Kali ini saya akan membacakan ringkasan muqaddimah, demikian pula tentang pendahuluan atau pengenalan ilmu fiqih. Di halaman 11. Ringkasan muqaddimah lembaga penerbitan mushhaf Al-Qur’an Al-Malik Fahd. Jadi, penerbit kitab ini adalah lembaga penerbitan mushhaf Al-Qur’an Al-Malik Fahd.

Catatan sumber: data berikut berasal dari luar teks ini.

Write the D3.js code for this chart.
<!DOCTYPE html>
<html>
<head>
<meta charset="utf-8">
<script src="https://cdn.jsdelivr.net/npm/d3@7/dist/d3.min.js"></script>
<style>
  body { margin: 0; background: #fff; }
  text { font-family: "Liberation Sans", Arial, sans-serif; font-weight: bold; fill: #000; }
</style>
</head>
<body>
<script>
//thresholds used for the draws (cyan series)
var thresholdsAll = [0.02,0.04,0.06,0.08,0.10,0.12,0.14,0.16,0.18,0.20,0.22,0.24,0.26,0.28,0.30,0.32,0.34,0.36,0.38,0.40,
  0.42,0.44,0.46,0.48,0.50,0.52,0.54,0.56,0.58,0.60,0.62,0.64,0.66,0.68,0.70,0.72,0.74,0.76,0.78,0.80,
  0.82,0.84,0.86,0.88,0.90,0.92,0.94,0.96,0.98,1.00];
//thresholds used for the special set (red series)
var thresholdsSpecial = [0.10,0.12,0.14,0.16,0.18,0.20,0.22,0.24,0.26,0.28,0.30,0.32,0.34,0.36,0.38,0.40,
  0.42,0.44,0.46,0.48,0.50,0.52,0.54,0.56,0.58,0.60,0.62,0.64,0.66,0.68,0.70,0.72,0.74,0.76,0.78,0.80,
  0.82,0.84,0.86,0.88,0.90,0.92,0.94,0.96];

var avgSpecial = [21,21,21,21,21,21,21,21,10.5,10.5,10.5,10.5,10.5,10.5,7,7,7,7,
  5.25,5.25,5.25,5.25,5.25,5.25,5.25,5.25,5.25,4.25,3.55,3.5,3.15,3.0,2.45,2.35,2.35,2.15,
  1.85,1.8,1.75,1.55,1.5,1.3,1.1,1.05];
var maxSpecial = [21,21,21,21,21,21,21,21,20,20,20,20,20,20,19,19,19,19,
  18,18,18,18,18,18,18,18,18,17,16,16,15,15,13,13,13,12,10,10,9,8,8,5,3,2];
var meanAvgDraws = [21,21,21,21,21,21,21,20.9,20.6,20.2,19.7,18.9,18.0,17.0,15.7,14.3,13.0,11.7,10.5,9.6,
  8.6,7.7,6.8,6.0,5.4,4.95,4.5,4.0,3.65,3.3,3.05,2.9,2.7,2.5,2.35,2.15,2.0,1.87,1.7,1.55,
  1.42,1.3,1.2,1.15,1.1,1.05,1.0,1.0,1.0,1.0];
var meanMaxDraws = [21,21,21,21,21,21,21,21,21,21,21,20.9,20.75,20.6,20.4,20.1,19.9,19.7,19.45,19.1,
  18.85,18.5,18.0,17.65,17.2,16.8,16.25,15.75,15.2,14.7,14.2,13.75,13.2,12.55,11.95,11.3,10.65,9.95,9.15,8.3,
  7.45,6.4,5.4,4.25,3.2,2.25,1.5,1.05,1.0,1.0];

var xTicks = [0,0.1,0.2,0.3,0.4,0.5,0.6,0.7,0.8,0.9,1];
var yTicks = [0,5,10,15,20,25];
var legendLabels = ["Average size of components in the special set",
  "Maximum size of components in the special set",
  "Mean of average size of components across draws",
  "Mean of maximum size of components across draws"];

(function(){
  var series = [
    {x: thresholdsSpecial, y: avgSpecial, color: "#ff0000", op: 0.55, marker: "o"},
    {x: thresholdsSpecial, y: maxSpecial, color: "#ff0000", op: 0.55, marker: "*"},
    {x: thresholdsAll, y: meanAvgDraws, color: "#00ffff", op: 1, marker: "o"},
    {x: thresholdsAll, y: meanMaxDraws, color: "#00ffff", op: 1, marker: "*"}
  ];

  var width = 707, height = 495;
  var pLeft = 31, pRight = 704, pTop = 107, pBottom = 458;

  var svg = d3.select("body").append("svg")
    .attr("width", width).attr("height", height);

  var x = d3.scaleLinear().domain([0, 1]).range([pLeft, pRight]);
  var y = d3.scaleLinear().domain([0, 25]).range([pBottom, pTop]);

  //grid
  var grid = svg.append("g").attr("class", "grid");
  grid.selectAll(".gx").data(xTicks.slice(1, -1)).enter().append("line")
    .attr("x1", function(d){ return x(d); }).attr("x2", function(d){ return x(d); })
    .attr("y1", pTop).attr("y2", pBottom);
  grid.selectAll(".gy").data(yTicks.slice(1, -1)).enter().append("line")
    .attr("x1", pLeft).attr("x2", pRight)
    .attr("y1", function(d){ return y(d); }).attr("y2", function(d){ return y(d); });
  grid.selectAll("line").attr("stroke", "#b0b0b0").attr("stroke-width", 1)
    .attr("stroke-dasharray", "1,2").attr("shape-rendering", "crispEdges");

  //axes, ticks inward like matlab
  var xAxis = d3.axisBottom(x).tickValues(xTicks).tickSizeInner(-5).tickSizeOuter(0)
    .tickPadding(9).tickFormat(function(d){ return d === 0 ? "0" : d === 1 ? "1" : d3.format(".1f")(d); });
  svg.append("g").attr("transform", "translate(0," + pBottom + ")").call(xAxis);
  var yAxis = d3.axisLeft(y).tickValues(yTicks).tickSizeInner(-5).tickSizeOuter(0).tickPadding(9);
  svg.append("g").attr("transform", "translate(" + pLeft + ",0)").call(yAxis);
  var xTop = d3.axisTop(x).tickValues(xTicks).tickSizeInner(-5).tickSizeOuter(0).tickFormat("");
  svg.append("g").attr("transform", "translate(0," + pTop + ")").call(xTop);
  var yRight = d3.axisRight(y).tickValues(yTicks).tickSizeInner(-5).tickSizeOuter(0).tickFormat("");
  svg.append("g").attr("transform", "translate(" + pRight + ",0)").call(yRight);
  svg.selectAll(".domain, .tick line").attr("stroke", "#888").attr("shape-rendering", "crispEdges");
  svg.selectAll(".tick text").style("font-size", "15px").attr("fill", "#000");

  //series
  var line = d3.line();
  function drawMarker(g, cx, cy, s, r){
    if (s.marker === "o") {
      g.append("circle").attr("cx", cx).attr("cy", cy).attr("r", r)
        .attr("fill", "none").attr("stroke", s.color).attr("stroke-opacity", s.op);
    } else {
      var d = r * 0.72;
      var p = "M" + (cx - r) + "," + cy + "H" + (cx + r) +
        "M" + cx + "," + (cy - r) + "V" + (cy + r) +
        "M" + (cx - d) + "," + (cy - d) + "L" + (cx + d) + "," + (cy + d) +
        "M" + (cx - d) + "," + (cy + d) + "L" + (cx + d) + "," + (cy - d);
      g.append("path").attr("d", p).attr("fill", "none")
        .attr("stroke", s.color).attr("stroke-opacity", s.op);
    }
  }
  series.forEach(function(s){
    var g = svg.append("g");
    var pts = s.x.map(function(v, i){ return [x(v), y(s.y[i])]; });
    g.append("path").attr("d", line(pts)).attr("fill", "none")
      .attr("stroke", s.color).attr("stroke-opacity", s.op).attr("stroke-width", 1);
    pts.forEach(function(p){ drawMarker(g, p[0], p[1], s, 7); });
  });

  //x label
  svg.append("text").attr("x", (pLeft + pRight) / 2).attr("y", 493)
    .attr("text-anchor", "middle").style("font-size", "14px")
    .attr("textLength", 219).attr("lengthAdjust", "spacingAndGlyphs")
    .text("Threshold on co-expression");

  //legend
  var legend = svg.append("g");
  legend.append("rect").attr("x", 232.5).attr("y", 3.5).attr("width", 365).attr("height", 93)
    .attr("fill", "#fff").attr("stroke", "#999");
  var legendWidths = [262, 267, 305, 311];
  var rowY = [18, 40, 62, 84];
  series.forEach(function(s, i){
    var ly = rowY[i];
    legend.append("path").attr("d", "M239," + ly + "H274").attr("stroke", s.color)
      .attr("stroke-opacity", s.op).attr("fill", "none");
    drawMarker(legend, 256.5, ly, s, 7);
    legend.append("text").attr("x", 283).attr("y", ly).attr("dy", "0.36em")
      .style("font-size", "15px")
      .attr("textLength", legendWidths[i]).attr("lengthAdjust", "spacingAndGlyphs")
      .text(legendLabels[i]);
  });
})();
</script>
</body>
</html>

Mengenal Allah Subhanahu wa Ta’ala dan beribadah kepada-Nya di atas cahaya dan di atas petunjuk adalah asas kehidupan. Karena Allah menciptakan kita untuk beribadah. Allah Subhanahu wa Ta’ala berfirman:

وَمَا خَلَقْتُ ٱلْجِنَّ وَٱلْإِنسَ إِلَّا لِيَعْبُدُونِ

“Tidaklah aku menciptakan jin dan manusia kecuali agar mereka beribadah kepadaku.” (Al-Qur’an Surah Adz-Dzariyat [51] ayat 58).

Semua itu tidak akan terwujud kecuali dengan memahami agama dengan baik. Karena itulah, Baginda Nabi shallallahu ‘alaihi wa sallam memerintahkan kita untuk mempelajari agama. Bahkan, Nabi Muhammad shallallahu ‘alaihi wa sallam bersabda:

مَنْ يُرِدِ اللَّهُ بِهِ خَيْرًا يُفَقِّهْهُ فِي الدِّينِ

“Siapa saja yang dikehendaki kebaikan oleh Allah, niscaya Allah akan memberikan untuknya pemahaman dalam masalah agama.” (Hadits shahih diriwayatkan oleh Al-Imam Al-Bukhari dan Muslim).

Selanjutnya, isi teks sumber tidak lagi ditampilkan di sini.